**What is expected**
Below are entries; repeat exactly, and nothing else, the lines from the one holding "Clone this chart in Chart.js." through the one holding "Math.round(a.right - a.left), Math.round(a.bottom", inclusive. Leave the pictures out.

Items listed in a dataset:
◆ ◆ ◆ ◆

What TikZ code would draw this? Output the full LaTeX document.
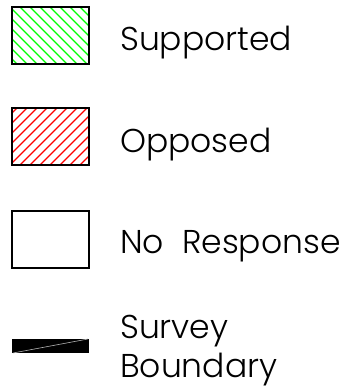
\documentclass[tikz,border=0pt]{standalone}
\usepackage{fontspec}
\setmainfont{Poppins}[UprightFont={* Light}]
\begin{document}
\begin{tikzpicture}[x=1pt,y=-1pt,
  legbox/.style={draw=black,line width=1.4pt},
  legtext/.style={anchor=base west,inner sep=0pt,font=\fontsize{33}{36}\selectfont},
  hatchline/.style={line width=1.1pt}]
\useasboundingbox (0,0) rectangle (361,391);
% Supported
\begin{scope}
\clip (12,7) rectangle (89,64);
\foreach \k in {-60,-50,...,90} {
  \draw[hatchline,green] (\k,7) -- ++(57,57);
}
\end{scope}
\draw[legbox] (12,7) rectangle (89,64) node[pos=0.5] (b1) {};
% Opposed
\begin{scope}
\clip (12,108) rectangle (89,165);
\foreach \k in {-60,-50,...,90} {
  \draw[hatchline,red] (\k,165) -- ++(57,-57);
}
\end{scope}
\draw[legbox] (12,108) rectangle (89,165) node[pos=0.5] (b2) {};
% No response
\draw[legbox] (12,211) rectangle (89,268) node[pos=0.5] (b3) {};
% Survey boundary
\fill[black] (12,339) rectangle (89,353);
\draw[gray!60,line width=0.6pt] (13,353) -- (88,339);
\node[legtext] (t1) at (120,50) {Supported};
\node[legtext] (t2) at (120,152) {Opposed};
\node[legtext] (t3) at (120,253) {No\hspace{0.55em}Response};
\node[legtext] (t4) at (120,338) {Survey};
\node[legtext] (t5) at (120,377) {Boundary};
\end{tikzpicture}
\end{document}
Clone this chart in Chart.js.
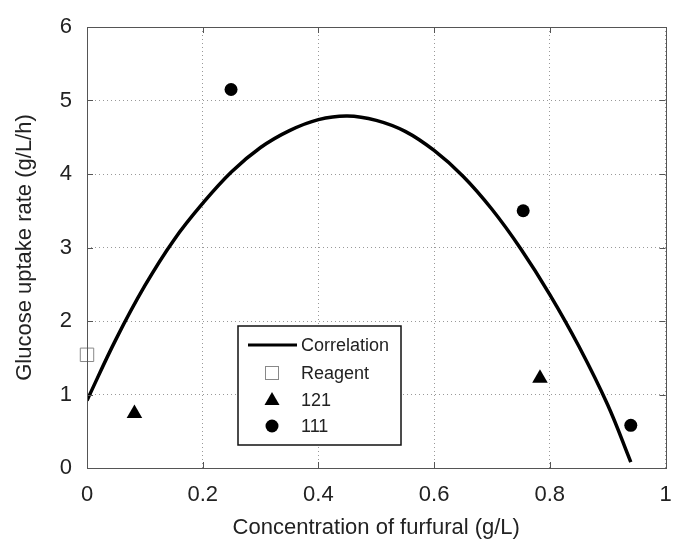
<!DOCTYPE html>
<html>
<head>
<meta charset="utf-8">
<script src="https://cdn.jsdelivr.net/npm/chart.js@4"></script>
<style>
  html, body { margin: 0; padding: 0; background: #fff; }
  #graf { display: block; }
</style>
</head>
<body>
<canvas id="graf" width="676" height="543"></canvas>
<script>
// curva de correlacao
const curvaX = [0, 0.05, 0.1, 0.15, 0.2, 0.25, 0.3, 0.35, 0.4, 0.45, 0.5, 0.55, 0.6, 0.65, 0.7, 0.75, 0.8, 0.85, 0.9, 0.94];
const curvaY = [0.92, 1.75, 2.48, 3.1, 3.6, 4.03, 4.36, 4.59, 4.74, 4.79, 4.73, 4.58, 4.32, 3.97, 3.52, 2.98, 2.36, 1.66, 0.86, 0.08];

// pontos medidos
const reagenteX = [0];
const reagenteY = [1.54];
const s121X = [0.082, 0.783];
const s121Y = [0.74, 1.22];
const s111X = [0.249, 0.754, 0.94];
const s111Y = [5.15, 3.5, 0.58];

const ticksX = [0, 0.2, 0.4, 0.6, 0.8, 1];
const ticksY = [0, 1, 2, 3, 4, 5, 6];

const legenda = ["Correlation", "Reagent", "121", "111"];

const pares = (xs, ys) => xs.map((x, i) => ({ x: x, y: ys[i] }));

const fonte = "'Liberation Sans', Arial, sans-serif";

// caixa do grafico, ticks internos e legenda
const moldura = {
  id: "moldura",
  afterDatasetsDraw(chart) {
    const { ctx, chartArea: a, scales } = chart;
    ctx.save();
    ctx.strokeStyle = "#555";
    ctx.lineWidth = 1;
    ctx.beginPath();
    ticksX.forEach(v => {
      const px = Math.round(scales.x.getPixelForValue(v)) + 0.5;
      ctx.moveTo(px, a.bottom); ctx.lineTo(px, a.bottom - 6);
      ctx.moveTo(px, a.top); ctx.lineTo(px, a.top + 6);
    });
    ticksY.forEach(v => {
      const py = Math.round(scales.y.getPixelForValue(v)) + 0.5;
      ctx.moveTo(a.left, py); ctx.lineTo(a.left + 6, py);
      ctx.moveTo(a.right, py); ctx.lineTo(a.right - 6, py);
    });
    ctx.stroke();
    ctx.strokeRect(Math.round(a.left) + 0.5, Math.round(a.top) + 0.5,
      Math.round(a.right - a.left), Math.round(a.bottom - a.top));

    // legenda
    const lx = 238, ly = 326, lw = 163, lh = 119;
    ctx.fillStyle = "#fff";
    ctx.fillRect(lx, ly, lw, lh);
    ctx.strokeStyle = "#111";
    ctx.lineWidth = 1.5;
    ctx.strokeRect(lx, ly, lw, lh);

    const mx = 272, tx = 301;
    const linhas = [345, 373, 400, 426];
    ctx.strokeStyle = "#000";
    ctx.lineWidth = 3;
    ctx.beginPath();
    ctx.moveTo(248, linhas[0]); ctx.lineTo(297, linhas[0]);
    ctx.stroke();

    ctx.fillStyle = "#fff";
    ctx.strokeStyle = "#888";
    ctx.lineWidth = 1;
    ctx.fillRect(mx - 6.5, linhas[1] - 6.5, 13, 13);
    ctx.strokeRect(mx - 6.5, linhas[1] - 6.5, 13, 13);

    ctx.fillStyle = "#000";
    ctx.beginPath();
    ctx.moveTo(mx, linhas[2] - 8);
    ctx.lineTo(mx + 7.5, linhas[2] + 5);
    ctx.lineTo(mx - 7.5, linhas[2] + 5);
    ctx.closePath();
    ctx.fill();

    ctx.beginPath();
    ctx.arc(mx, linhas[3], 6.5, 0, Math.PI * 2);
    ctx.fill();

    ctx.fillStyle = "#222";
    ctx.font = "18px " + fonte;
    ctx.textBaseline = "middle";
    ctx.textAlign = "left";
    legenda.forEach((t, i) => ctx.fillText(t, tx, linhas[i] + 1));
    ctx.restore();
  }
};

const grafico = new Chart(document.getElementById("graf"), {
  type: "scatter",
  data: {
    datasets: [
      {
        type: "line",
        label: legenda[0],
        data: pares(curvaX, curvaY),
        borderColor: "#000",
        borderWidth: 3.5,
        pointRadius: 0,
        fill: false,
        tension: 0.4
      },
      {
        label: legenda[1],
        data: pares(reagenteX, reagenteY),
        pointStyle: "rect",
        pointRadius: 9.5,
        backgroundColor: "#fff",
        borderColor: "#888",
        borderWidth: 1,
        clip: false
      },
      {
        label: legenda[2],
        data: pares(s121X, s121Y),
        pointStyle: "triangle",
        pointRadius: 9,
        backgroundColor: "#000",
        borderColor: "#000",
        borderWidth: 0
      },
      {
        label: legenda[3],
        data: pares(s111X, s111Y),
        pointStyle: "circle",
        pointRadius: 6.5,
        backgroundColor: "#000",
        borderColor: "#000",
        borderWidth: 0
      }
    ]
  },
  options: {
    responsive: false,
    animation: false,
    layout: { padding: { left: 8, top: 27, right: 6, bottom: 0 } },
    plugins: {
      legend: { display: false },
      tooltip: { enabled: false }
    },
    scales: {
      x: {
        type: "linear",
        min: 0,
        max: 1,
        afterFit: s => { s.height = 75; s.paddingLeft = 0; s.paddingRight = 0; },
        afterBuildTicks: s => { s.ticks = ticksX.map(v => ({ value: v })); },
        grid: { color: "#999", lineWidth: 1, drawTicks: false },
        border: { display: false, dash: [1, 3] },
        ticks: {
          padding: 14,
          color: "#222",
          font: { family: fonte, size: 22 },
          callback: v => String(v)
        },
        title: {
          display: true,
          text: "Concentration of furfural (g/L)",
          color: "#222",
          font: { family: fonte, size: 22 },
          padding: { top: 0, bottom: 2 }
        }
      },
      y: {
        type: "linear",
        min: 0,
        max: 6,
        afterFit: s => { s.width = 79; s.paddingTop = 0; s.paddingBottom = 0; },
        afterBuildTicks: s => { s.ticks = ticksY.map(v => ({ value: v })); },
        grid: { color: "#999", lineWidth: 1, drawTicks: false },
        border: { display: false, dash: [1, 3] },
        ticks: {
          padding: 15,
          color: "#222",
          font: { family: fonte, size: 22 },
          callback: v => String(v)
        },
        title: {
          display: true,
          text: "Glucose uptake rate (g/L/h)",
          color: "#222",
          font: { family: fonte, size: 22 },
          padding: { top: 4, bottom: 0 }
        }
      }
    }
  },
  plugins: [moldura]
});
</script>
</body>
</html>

◆ ◆ ◆ ◆

**Exercise output**
Clone this chart in Chart.js.
<!DOCTYPE html>
<html>
<head>
<meta charset="utf-8">
<script src="https://cdn.jsdelivr.net/npm/chart.js@4"></script>
<style>
  html, body { margin: 0; padding: 0; background: #fff; }
  #graf { display: block; }
</style>
</head>
<body>
<canvas id="graf" width="676" height="543"></canvas>
<script>
// curva de correlacao
const curvaX = [0, 0.05, 0.1, 0.15, 0.2, 0.25, 0.3, 0.35, 0.4, 0.45, 0.5, 0.55, 0.6, 0.65, 0.7, 0.75, 0.8, 0.85, 0.9, 0.94];
const curvaY = [0.92, 1.75, 2.48, 3.1, 3.6, 4.03, 4.36, 4.59, 4.74, 4.79, 4.73, 4.58, 4.32, 3.97, 3.52, 2.98, 2.36, 1.66, 0.86, 0.08];

// pontos medidos
const reagenteX = [0];
const reagenteY = [1.54];
const s121X = [0.082, 0.783];
const s121Y = [0.74, 1.22];
const s111X = [0.249, 0.754, 0.94];
const s111Y = [5.15, 3.5, 0.58];

const ticksX = [0, 0.2, 0.4, 0.6, 0.8, 1];
const ticksY = [0, 1, 2, 3, 4, 5, 6];

const legenda = ["Correlation", "Reagent", "121", "111"];

const pares = (xs, ys) => xs.map((x, i) => ({ x: x, y: ys[i] }));

const fonte = "'Liberation Sans', Arial, sans-serif";

// caixa do grafico, ticks internos e legenda
const moldura = {
  id: "moldura",
  afterDatasetsDraw(chart) {
    const { ctx, chartArea: a, scales } = chart;
    ctx.save();
    ctx.strokeStyle = "#555";
    ctx.lineWidth = 1;
    ctx.beginPath();
    ticksX.forEach(v => {
      const px = Math.round(scales.x.getPixelForValue(v)) + 0.5;
      ctx.moveTo(px, a.bottom); ctx.lineTo(px, a.bottom - 6);
      ctx.moveTo(px, a.top); ctx.lineTo(px, a.top + 6);
    });
    ticksY.forEach(v => {
      const py = Math.round(scales.y.getPixelForValue(v)) + 0.5;
      ctx.moveTo(a.left, py); ctx.lineTo(a.left + 6, py);
      ctx.moveTo(a.right, py); ctx.lineTo(a.right - 6, py);
    });
    ctx.stroke();
    ctx.strokeRect(Math.round(a.left) + 0.5, Math.round(a.top) + 0.5,
      Math.round(a.right - a.left), Math.round(a.bottom - a.top));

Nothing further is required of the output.